Jeudi dernier, Arte diffusait les trois premiers épisodes de Sacha, une mini-série policière helvétique, et les trois suivants le seront jeudi prochain. Mais tous sont d’ores et déjà entièrement visible sur Arte.tv. Une œuvre coup de poing qui aborde nombre d’enjeux sociétaux et politiques, de plus remarquablement interprétée, avec notamment la comédienne Sophie Broustal dans le rôle principal, qui donne une dimension émotionnelle et juste à son personnage, tout à fait exceptionnelle.
Anne Dupraz, procureure respectée et redoutée, est en garde à vue pour avoir tiré sur un homme, à présent entre la vie et la mort. Elle reconnaît sa culpabilité mais semble incapable d’expliquer son geste. La situation est exceptionnelle. La plupart des procureurs connaissant bien Anne, on fait appel à Carla Meier, originaire de Suisse-allemande, arrivée récemment à Genève. L’affaire est d’autant plus trouble que l’homme sur lequel Anne a tiré était une personnalité interlope fréquentant le monde de la nuit et de la prostitution. Pour comprendre comment Anne n’a pas hésité à sacrifier sa carrière et sa liberté pour tirer sur cet homme, Carla Meier devra dénouer les fils du passé. En interrogeant tous les protagonistes de cette affaire, le temps d’une garde à vue, Carla et ses collègues vont peu à peu percer à jour le secret qu’Anne aurait préféré taire à jamais. C’est son histoire que la série révèlera. L’histoire d’une libération, celle de la parole.
Sacha, c’est six épisodes pour raconter un destin de femme et chercher à comprendre ses motivations face à son passé qui ressurgit soudainement et violemment. En adaptant l’autobiographie de Nicole Castioni, ancienne juge assesseur au Tribunal criminel de Genève et ancienne députée au Grand Conseil genevois, qui a d’ailleurs participé à l’écriture du scénario, la réalisatrice Léa Fazer donne une intensité dramatique de tous les instants à ses épisodes avec un final bouleversant.
Dans Le Soleil au bout de la nuit, paru en 1998, Nicole Castioni y évoquait, sans filtre, les abus sexuels subis pendant son enfance et ses années de prostitution forcée à Paris. Dans la série, les choses se passent quelque peu différemment en prenant un caractère de thriller psychologique, mais cette approche donne l’occasion d’évoquer plus largement des faits de société comme rarement : violences sexuelles, violences psychologiques, incestes, maltraitances conjugales, traite des êtres humains par de véritables mafias organisées. Pour l’actrice Sophie Broustal il y a là « l’espoir que ce genre de récit permette de faire évoluer les choses, de provoquer des débats ou des réflexions, de lever des tabous, de libérer la parole ».

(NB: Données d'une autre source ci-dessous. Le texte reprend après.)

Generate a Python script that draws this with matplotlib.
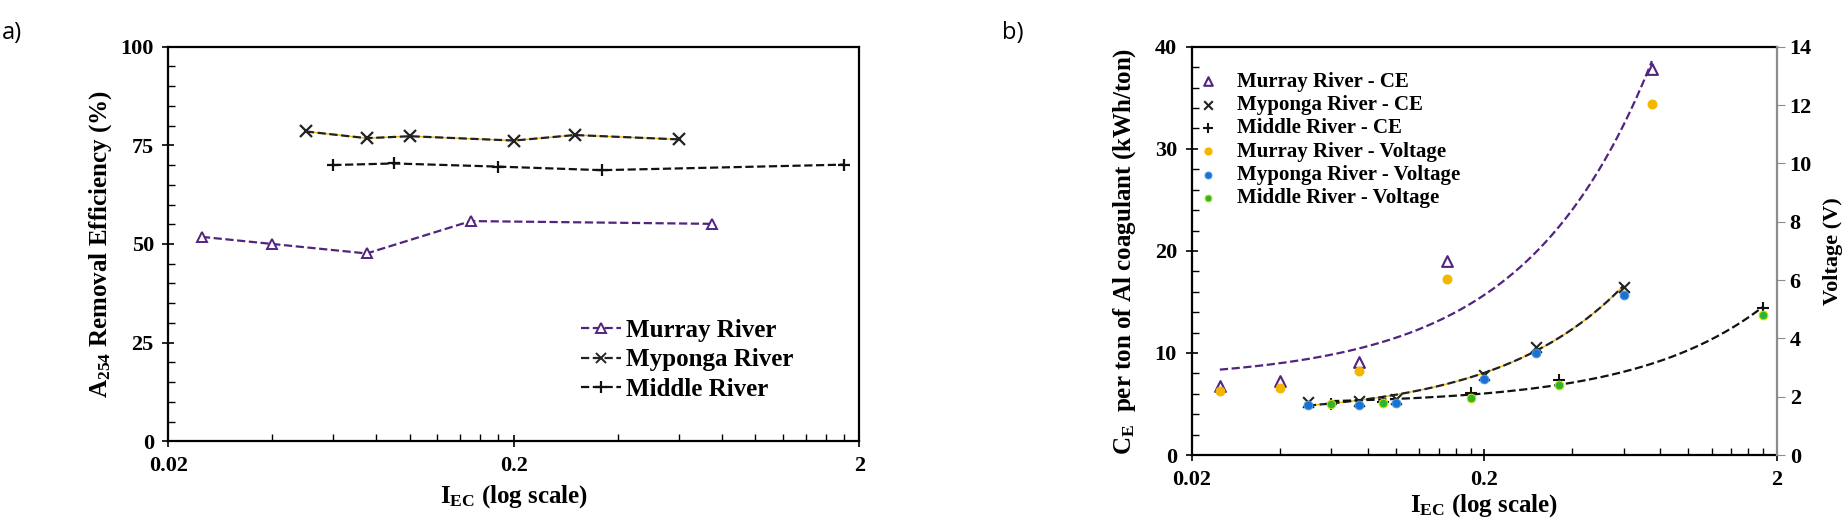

L’histoire nous est racontée au travers d’interrogatoires qui permettent des flash-backs au fil des épisodes, remontant ainsi le passé de cette femme qui semble refuser d’expliquer son geste aux enquêteurs, ainsi qu’à sa fille. En parallèle l’enquête progresse, par la police tout d’abord sur le terrain évidemment mais aussi par la protagoniste qui devra fouiller dans ses souvenirs traumatiques liés à sa prostitution, et à cet homme qu’elle a abattu. La mise en scène est franchement impeccable avec de jolies idées comme le choix de personnifier les Anne de son passé et de les faire échanger avec celle qu’elle est aujourd’hui. Pas de lourdeurs, ou de pathos, mais un juste équilibre entre le suspense de l’enquête et la tragédie humaine racontée. Le tout porté par des comédiens qui font parfaitement le job : D’abord bien sûr Sophie Broustal, qui illumine l’écran, mais aussi par exemple les deux procureurs adjoints chargés du dossier, les inspecteurs, et la famille d’Anne.
Arte nous prouve encore ici sa grande qualité de programmation en nous offrant une série de qualité divertissante certes, mais surtout utile et porteuse de sens.